WORK TO DO: Reproduce the listing below exactly, minus its pictures.

-- Begin DATA SECTION --

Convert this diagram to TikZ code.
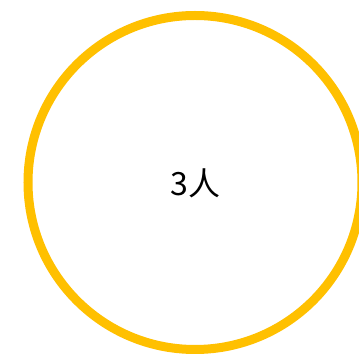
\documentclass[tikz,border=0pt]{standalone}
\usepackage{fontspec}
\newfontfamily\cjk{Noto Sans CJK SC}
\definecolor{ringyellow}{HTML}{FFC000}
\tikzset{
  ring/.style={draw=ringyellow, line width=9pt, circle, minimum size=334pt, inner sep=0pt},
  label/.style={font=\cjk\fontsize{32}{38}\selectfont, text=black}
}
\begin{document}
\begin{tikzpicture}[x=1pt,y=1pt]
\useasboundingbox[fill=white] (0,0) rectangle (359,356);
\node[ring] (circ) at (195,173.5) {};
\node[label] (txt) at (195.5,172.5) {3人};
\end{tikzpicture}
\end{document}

-- End DATA SECTION --

ANSWER:
Convert this diagram to TikZ code.
\documentclass[tikz,border=0pt]{standalone}
\usepackage{fontspec}
\newfontfamily\cjk{Noto Sans CJK SC}
\definecolor{ringyellow}{HTML}{FFC000}
\tikzset{
  ring/.style={draw=ringyellow, line width=9pt, circle, minimum size=334pt, inner sep=0pt},
  label/.style={font=\cjk\fontsize{32}{38}\selectfont, text=black}
}
\begin{document}
\begin{tikzpicture}[x=1pt,y=1pt]
\useasboundingbox[fill=white] (0,0) rectangle (359,356);
\node[ring] (circ) at (195,173.5) {};
\node[label] (txt) at (195.5,172.5) {3人};
\end{tikzpicture}
\end{document}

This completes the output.